How accurately do engineering methods capture floating wind turbine performance and wake? A critical perspective using multi-fidelity simulations

Despite an increasing number of experimental and numerical studies, the influence of platform motion on wake dynamics (wake recovery and turbulence production) in floating offshore wind turbines is still an open research question. In particular, efforts are being made to understand the accuracy of numerical models in use so far for fixed-bottom turbines when they are applied to floating configurations. Similarly to what has been done in the IEA OC6 task, in this work, a multi-fidelity approach is leveraged to investigate the capabilities of engineering models to capture the wake dynamics of a wind turbine model under imposed motion.
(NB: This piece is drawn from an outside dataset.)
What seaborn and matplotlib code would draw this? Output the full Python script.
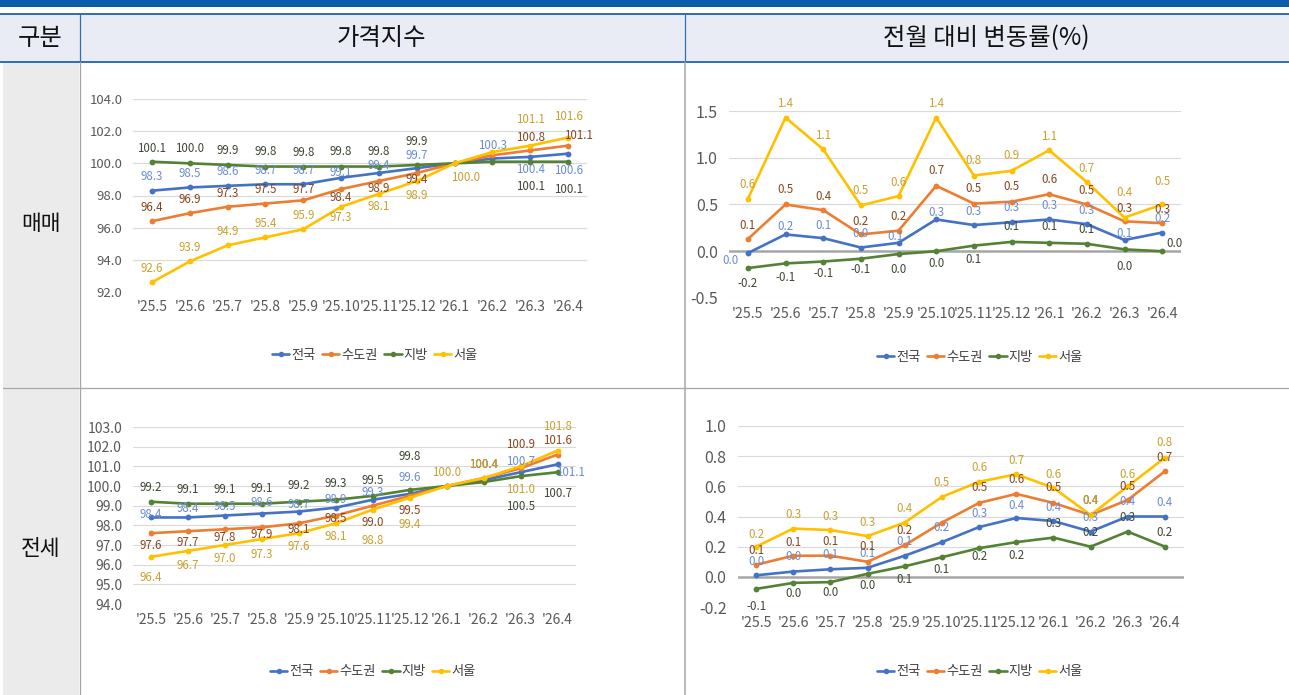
import numpy as np
import pandas as pd
import matplotlib
matplotlib.use("Agg")
import matplotlib.pyplot as plt
import seaborn as sns
from matplotlib.patches import Rectangle
from matplotlib.lines import Line2D

# ---------------- data ----------------
months = ["'25.5", "'25.6", "'25.7", "'25.8", "'25.9", "'25.10", "'25.11", "'25.12",
          "'26.1", "'26.2", "'26.3", "'26.4"]
series_names = ["전국", "수도권", "지방", "서울"]

# 매매 가격지수
sale_idx_nation = [98.3, 98.5, 98.6, 98.7, 98.7, 99.1, 99.4, 99.7, 100.0, 100.3, 100.4, 100.6]
sale_idx_capital = [96.4, 96.9, 97.3, 97.5, 97.7, 98.4, 98.9, 99.4, 100.0, 100.5, 100.8, 101.1]
sale_idx_local = [100.1, 100.0, 99.9, 99.8, 99.8, 99.8, 99.8, 99.9, 100.0, 100.1, 100.1, 100.1]
sale_idx_seoul = [92.6, 93.9, 94.9, 95.4, 95.9, 97.3, 98.1, 98.9, 100.0, 100.7, 101.1, 101.6]

# 매매 전월 대비 변동률
sale_chg_nation = [-0.02, 0.18, 0.14, 0.04, 0.09, 0.34, 0.28, 0.31, 0.34, 0.29, 0.12, 0.20]
sale_chg_capital = [0.13, 0.50, 0.44, 0.18, 0.22, 0.70, 0.51, 0.53, 0.61, 0.50, 0.32, 0.30]
sale_chg_local = [-0.18, -0.13, -0.11, -0.08, -0.03, 0.00, 0.06, 0.10, 0.09, 0.08, 0.02, 0.00]
sale_chg_seoul = [0.56, 1.43, 1.09, 0.49, 0.59, 1.43, 0.81, 0.86, 1.08, 0.74, 0.36, 0.50]

# 전세 가격지수
rent_idx_nation = [98.4, 98.4, 98.5, 98.6, 98.7, 98.9, 99.3, 99.6, 100.0, 100.3, 100.7, 101.1]
rent_idx_capital = [97.6, 97.7, 97.8, 97.9, 98.1, 98.5, 99.0, 99.5, 100.0, 100.4, 100.9, 101.6]
rent_idx_local = [99.2, 99.1, 99.1, 99.1, 99.2, 99.3, 99.5, 99.8, 100.0, 100.2, 100.5, 100.7]
rent_idx_seoul = [96.4, 96.7, 97.0, 97.3, 97.6, 98.1, 98.8, 99.4, 100.0, 100.4, 101.0, 101.8]

# 전세 전월 대비 변동률
rent_chg_nation = [0.01, 0.035, 0.05, 0.06, 0.14, 0.23, 0.33, 0.39, 0.37, 0.30, 0.40, 0.40]
rent_chg_capital = [0.08, 0.14, 0.14, 0.10, 0.21, 0.36, 0.49, 0.55, 0.49, 0.41, 0.51, 0.70]
rent_chg_local = [-0.08, -0.04, -0.035, 0.02, 0.07, 0.13, 0.19, 0.23, 0.26, 0.20, 0.30, 0.20]
rent_chg_seoul = [0.20, 0.32, 0.31, 0.27, 0.36, 0.53, 0.63, 0.68, 0.59, 0.41, 0.60, 0.79]

# ---------------- styling ----------------
line_colors = ["#4472C4", "#ED7D31", "#548235", "#FFC000"]
label_colors = ["#6B8CD3", "#86451E", "#3E4733", "#C9A12E"]

# label offsets in pixels (dy up positive, or (dx, dy)); None = hidden
off_p1 = [
    [14, 14, 14, 14, 14, 5, 7, 13, None, 13, -13, -17],
    [14, 14, 13, 14, 11, -8, -7, -7, None, None, 13, (10, 10)],
    [13, 15, 14, 15, 14, 15, 15, 23, None, None, -25, -28],
    [14, 14, 14, 14, 14, -11, -13, -14, (11, -14), None, 26, 21],
]
off_p2 = [
    [(-17, -7), 8, 13, 14, (-3, 6), 7, 14, 15, 14, 14, 7, 14],
    [14, 15, 14, 13, 14, 15, 15, 15, 15, 14, 13, 14],
    [-15, -14, -12, -11, -15, -12, -14, 15, 16, 14, -17, (12, 8)],
    [14, 14, 14, 15, 14, 14, 15, 15, 14, 14, 25, 23],
]
off_p3 = [
    [3, 9, 9, 11, 7, 8, 7, 16, None, None, 11, (13, -8)],
    [-12, -11, -8, -7, -6, -3, -17, -15, None, 14, 24, 14],
    [14, 14, 14, 15, 16, 16, 15, 33, None, None, -30, -21],
    [-21, -15, -13, -15, -13, -13, -31, -27, 14, 14, -23, 24],
]
off_p4 = [
    [14, 15, 15, 14, 14, 15, 14, 13, 14, 14, 15, 14],
    [14, 13, 14, 15, 15, None, 15, 14, 15, 14, 13, 14],
    [-18, -11, -10, -12, -13, -12, -8, -13, 14, 14, 14, 14],
    [12, 14, 14, 14, 14, 14, 14, 14, 13, 14, 12, 15],
]

sns.set_theme(style="white")
plt.rcParams["font.family"] = ["Noto Sans CJK KR", "DejaVu Sans"]
plt.rcParams["axes.unicode_minus"] = True

W, H = 1289, 695
fig = plt.figure(figsize=(W / 100, H / 100), dpi=100)

# ---------------- table background ----------------
bg = fig.add_axes([0, 0, 1, 1])
bg.set_xlim(0, W)
bg.set_ylim(H, 0)
bg.axis("off")
blue = "#2F6DB5"
grey = "#A6A6A6"
bg.add_patch(Rectangle((0, 0), W, 7, color="#0B5CAA", lw=0))
bg.add_patch(Rectangle((0, 13), W, 49, color="#E9ECF5", lw=0))
bg.add_patch(Rectangle((3, 62), 76, H - 62, color="#EBEBEB", lw=0))
bg.plot([0, W], [13.5, 13.5], color=blue, lw=1.4)
bg.plot([0, W], [61.5, 61.5], color=blue, lw=1.4)
bg.plot([79.5, 79.5], [13.5, 61.5], color=blue, lw=0.9)
bg.plot([684.5, 684.5], [13.5, 61.5], color=blue, lw=0.9)
bg.plot([79.5, 79.5], [62, H], color=grey, lw=0.9)
bg.plot([684.5, 684.5], [62, H], color=grey, lw=1.1)
bg.plot([3, W], [387.5, 387.5], color=grey, lw=0.9)
bg.text(40, 38, "구분", ha="center", va="center", fontsize=17.5, color="#111111")
bg.text(381, 38, "가격지수", ha="center", va="center", fontsize=17.5, color="#111111")
bg.text(986, 38, "전월 대비 변동률(%)", ha="center", va="center", fontsize=17.5, color="#111111")
bg.text(41, 224, "매매", ha="center", va="center", fontsize=15.5, color="#111111")
bg.text(41, 549, "전세", ha="center", va="center", fontsize=15.5, color="#111111")


def add_ax(l, r, t, b):
    return fig.add_axes([l / W, 1 - b / H, (r - l) / W, (b - t) / H])


def fmt_label(v):
    s = f"{v:.1f}"
    return "0.0" if s == "-0.0" else s


def draw(ax, series, ylim, yticks, offsets, ytick_fs, xtick_fs, ypad, xpad, zero_line, legend_xy):
    df = pd.DataFrame({
        "x": np.tile(np.arange(len(months)), len(series_names)),
        "y": np.concatenate([np.asarray(s, dtype=float) for s in series]),
        "series": np.repeat(series_names, len(months)),
    })
    ax.set_axisbelow(True)
    ax.grid(axis="y", color="#D9D9D9", lw=0.8)
    ax.grid(axis="x", visible=False)
    if zero_line:
        ax.axhline(0, color="#A6A6A6", lw=1.8, zorder=1.5)
    sns.lineplot(data=df, x="x", y="y", hue="series", hue_order=series_names,
                 palette=line_colors, marker="o", markersize=4.2, markeredgewidth=0,
                 linewidth=1.9, ax=ax, legend=False, sort=False)
    for si, s in enumerate(series):
        for i, v in enumerate(s):
            o = offsets[si][i]
            if o is None:
                continue
            dx, dy = (0, o) if not isinstance(o, tuple) else o
            ax.annotate(fmt_label(v), (i, v), xytext=(dx * 0.72, dy * 0.72),
                        textcoords="offset points", ha="center", va="center",
                        fontsize=8.3, color=label_colors[si], annotation_clip=False,
                        zorder=5)
    ax.set_xlim(-0.5, len(months) - 0.5)
    ax.set_ylim(*ylim)
    ax.set_yticks(yticks)
    ax.set_yticklabels([f"{t:.1f}" for t in yticks])
    ax.set_xticks(np.arange(len(months)))
    ax.set_xticklabels(months)
    ax.tick_params(axis="y", length=0, pad=ypad, labelsize=ytick_fs, colors="#595959")
    ax.tick_params(axis="x", length=0, pad=xpad, labelsize=xtick_fs, colors="#595959")
    ax.set_xlabel("")
    ax.set_ylabel("")
    for sp in ax.spines.values():
        sp.set_visible(False)
    ax.patch.set_alpha(0)
    handles = [Line2D([0], [0], color=c, lw=1.9, marker="o", markersize=4, markeredgewidth=0)
               for c in line_colors]
    fig.legend(handles, series_names, loc="center",
               bbox_to_anchor=(legend_xy[0] / W, 1 - legend_xy[1] / H),
               bbox_transform=fig.transFigure, ncol=4, frameon=False,
               fontsize=9.5, handlelength=1.3, handletextpad=0.15, columnspacing=0.5,
               labelcolor="#404040")


ax1 = add_ax(133, 587, 99, 292)
draw(ax1, [sale_idx_nation, sale_idx_capital, sale_idx_local, sale_idx_seoul],
     (92, 104), np.arange(92, 104.01, 2), off_p1, 9.5, 10, 7.5, 6, False, (375, 355))

ax2 = add_ax(729, 1181, 111, 298)
draw(ax2, [sale_chg_nation, sale_chg_capital, sale_chg_local, sale_chg_seoul],
     (-0.5, 1.5), np.arange(-0.5, 1.51, 0.5), off_p2, 11.5, 10.3, 8, 6.5, True, (980, 357))

ax3 = add_ax(132.5, 576, 427, 604)
draw(ax3, [rent_idx_nation, rent_idx_capital, rent_idx_local, rent_idx_seoul],
     (94, 103), np.arange(94, 103.01, 1), off_p3, 10, 10, 7.5, 6.5, False, (373, 672))

ax4 = add_ax(737.5, 1183.5, 426, 607)
draw(ax4, [rent_chg_nation, rent_chg_capital, rent_chg_local, rent_chg_seoul],
     (-0.2, 1.0), np.arange(-0.2, 1.001, 0.2), off_p4, 11.5, 10.3, 8, 6.5, True, (980, 672))

fig.savefig("out.png", dpi=100)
In contrast to previous studies, however, many more different operating conditions have been investigated, including surge, pitch, yaw, and wind–wave misalignment cases; moreover, numerical methods are here consistently applied to the same test cases, which are part of the first experimental round of the NETTUNO project. More specifically, free vortex wake (FVW), actuator line model (ALM), and blade-resolved computational fluid dynamics (CFD) simulations have been benchmarked, and their capabilities in predicting the mean wake response and the onset of velocity oscillations in the wake of a floating wind turbine were evaluated. Results showed that FVW methods, if properly tuned, can correctly capture the wake response up to 3 D from the rotor, but to simulate the wake response up to 5 D, higher-fidelity methods are required. Significant improvements are achieved with ALM CFD simulations, even though a URANS approach might struggle to correctly predict the wake dissipation due to the interaction between the free-stream turbulence and wake.